- [Exercise details] Starting at the first line of the listing below, retype each line up to and including the one that contains "-2.08, -2.28, -2.52, -2.81, -3.15, -3.55, -4.82, -8.0, -32.0];". Leave pictures out.

- [Raw data]
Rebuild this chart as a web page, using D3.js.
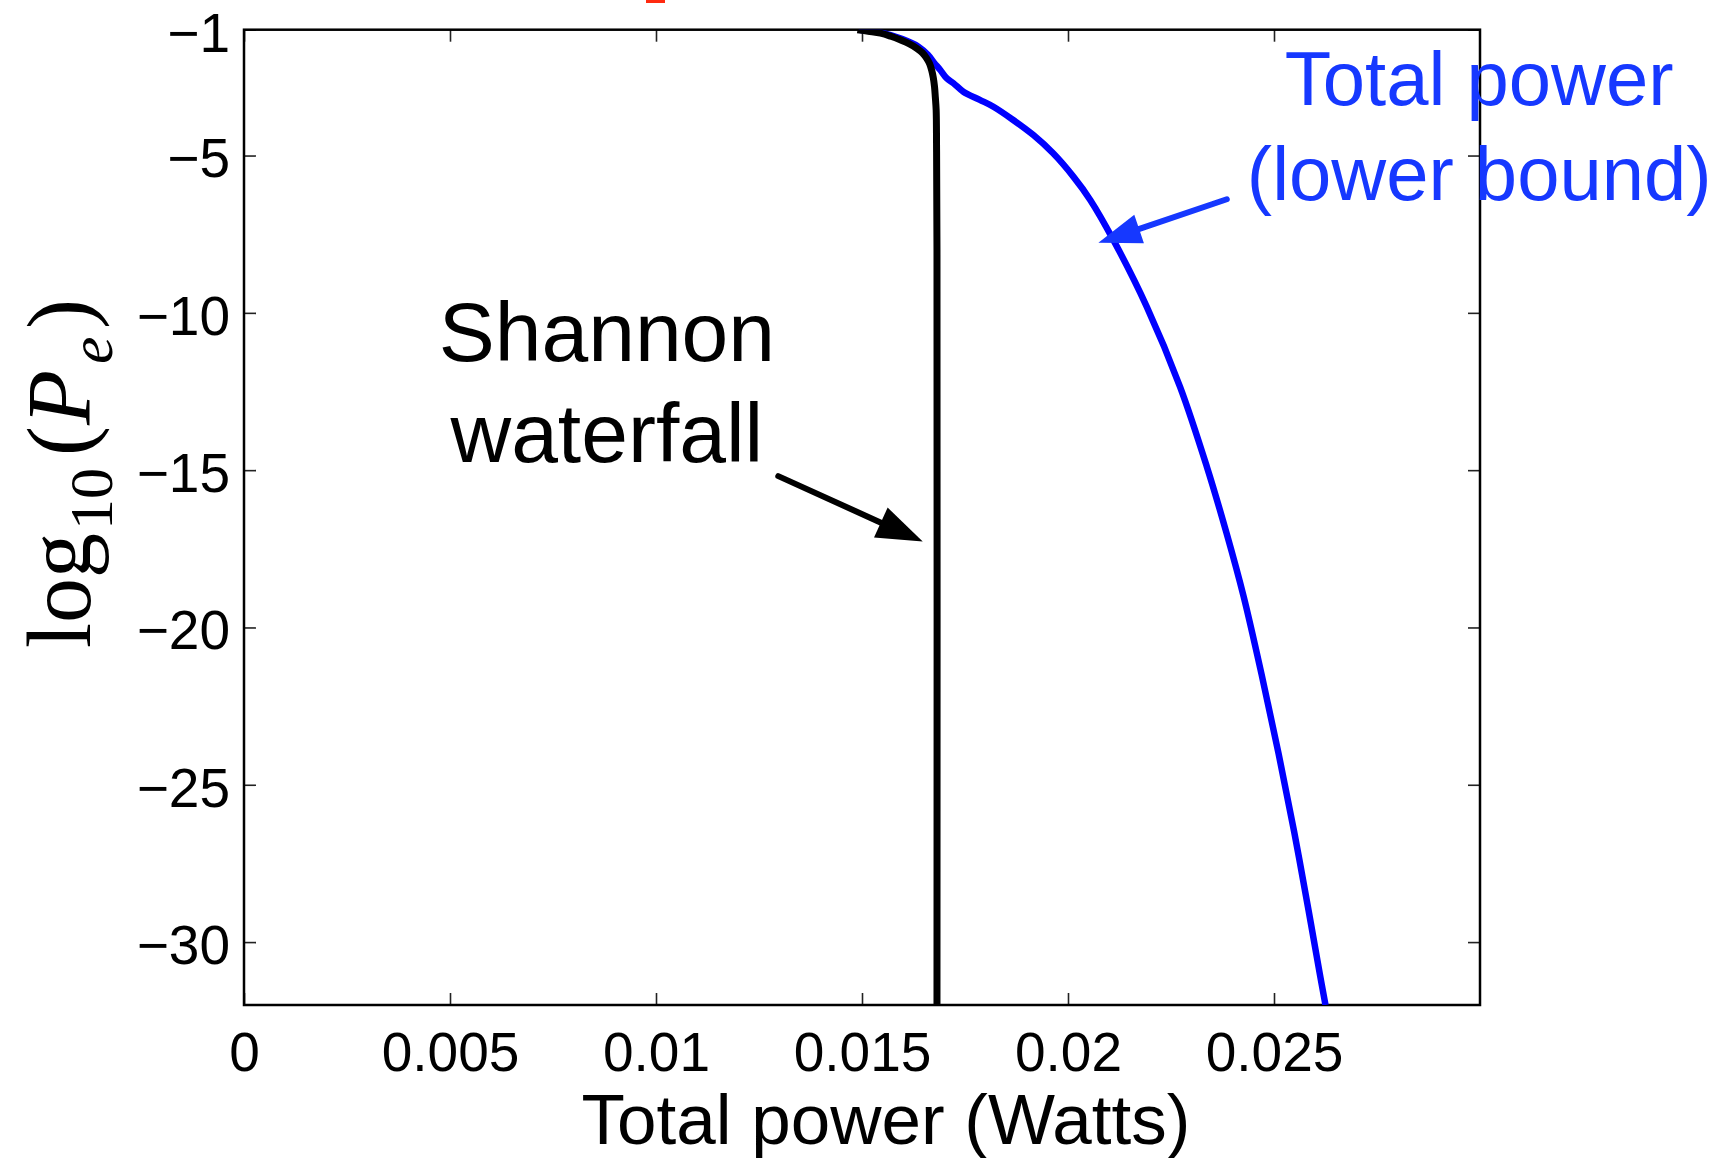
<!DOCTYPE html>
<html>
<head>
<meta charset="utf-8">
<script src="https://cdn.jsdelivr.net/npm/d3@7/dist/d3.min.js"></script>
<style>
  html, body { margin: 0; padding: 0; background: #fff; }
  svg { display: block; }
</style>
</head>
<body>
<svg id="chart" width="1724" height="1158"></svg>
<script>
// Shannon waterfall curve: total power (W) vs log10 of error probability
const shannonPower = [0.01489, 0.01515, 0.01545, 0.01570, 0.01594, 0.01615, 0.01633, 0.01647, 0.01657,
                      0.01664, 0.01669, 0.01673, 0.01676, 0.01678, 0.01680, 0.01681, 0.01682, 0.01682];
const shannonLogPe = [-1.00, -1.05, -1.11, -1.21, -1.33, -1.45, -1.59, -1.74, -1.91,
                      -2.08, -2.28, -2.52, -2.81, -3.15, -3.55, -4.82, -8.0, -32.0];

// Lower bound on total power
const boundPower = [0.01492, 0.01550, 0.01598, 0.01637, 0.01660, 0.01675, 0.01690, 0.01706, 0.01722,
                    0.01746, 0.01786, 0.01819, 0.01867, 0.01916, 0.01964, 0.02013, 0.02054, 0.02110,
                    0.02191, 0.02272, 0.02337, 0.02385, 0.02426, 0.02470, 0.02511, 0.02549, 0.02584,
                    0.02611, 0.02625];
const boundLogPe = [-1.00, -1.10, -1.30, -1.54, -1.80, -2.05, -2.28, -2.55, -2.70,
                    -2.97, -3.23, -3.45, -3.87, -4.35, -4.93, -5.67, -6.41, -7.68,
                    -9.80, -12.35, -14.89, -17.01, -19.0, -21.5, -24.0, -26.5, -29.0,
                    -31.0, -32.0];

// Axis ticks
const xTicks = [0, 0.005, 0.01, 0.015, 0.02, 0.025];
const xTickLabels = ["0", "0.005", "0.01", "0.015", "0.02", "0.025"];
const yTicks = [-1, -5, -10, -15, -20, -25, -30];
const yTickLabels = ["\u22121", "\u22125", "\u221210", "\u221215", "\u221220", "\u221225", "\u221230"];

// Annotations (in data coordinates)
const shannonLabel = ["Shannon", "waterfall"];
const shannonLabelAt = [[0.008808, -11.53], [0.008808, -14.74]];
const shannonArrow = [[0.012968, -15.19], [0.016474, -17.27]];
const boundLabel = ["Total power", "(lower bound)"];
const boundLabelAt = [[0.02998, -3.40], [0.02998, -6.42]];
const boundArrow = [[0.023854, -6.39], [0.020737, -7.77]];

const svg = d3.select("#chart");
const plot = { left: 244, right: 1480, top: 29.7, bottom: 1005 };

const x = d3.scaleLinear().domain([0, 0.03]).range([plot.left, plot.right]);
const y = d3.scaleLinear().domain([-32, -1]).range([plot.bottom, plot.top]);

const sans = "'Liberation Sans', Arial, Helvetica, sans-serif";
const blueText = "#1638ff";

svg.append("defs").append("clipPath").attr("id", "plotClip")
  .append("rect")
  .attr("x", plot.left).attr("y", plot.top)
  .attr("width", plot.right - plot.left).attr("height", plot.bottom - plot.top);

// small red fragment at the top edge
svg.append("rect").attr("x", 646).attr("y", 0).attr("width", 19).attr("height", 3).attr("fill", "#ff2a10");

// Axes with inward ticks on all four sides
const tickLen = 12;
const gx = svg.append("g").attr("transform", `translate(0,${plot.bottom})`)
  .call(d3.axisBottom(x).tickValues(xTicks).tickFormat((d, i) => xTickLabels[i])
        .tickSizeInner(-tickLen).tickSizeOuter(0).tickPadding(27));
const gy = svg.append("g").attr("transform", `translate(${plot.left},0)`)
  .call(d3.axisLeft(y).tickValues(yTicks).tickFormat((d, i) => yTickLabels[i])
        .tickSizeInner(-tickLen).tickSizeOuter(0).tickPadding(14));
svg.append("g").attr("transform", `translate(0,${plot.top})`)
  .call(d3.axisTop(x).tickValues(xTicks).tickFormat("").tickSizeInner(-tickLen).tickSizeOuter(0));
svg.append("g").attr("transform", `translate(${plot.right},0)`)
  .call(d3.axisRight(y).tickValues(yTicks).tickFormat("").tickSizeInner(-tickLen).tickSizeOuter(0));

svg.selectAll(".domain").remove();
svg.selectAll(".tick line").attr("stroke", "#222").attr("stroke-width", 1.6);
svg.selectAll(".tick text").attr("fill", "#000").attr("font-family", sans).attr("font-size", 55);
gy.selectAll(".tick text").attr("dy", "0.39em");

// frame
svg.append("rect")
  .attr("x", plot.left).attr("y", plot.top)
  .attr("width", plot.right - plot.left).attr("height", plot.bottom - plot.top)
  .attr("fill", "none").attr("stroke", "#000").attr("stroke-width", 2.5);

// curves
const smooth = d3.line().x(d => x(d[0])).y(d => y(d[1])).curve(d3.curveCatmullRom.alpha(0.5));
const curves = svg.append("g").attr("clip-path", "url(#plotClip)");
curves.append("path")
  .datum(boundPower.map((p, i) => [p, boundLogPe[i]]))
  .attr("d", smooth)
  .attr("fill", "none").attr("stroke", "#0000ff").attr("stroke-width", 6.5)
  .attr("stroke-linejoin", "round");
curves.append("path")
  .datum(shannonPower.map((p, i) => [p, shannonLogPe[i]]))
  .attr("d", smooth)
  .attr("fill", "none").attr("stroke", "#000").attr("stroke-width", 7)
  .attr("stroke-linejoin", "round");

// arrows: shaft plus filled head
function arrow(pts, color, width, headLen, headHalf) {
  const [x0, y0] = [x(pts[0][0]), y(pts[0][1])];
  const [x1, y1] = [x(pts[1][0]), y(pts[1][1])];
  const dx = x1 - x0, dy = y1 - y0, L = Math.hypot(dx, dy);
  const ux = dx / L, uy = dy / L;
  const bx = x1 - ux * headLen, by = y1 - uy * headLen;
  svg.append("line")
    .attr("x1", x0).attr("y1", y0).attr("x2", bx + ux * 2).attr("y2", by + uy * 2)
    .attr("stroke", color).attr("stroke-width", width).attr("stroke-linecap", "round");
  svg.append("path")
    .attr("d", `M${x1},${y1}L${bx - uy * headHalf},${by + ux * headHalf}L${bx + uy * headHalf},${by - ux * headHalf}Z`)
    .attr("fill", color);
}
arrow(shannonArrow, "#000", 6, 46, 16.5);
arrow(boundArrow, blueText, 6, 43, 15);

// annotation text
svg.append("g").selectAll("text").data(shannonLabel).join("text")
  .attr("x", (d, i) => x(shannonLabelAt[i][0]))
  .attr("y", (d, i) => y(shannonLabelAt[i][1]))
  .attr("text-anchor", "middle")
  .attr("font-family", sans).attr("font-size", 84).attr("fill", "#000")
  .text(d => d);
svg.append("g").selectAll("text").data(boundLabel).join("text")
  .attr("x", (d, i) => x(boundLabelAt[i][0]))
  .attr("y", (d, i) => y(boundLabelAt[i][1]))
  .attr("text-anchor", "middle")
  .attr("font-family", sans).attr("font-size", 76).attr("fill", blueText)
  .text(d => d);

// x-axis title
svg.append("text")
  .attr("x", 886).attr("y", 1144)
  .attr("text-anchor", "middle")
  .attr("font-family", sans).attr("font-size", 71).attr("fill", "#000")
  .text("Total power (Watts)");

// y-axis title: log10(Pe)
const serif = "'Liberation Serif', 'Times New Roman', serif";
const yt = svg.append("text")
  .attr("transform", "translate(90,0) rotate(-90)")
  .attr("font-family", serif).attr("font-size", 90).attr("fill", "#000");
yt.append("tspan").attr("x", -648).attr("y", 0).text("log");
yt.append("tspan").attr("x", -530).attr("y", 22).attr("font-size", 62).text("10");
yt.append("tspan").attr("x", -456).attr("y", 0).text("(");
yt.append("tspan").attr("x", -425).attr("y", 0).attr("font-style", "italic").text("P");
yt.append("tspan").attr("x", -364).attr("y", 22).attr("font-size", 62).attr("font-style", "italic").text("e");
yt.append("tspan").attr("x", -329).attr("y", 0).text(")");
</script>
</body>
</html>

- [Result of the exercise]
Rebuild this chart as a web page, using D3.js.
<!DOCTYPE html>
<html>
<head>
<meta charset="utf-8">
<script src="https://cdn.jsdelivr.net/npm/d3@7/dist/d3.min.js"></script>
<style>
  html, body { margin: 0; padding: 0; background: #fff; }
  svg { display: block; }
</style>
</head>
<body>
<svg id="chart" width="1724" height="1158"></svg>
<script>
// Shannon waterfall curve: total power (W) vs log10 of error probability
const shannonPower = [0.01489, 0.01515, 0.01545, 0.01570, 0.01594, 0.01615, 0.01633, 0.01647, 0.01657,
                      0.01664, 0.01669, 0.01673, 0.01676, 0.01678, 0.01680, 0.01681, 0.01682, 0.01682];
const shannonLogPe = [-1.00, -1.05, -1.11, -1.21, -1.33, -1.45, -1.59, -1.74, -1.91,
                      -2.08, -2.28, -2.52, -2.81, -3.15, -3.55, -4.82, -8.0, -32.0];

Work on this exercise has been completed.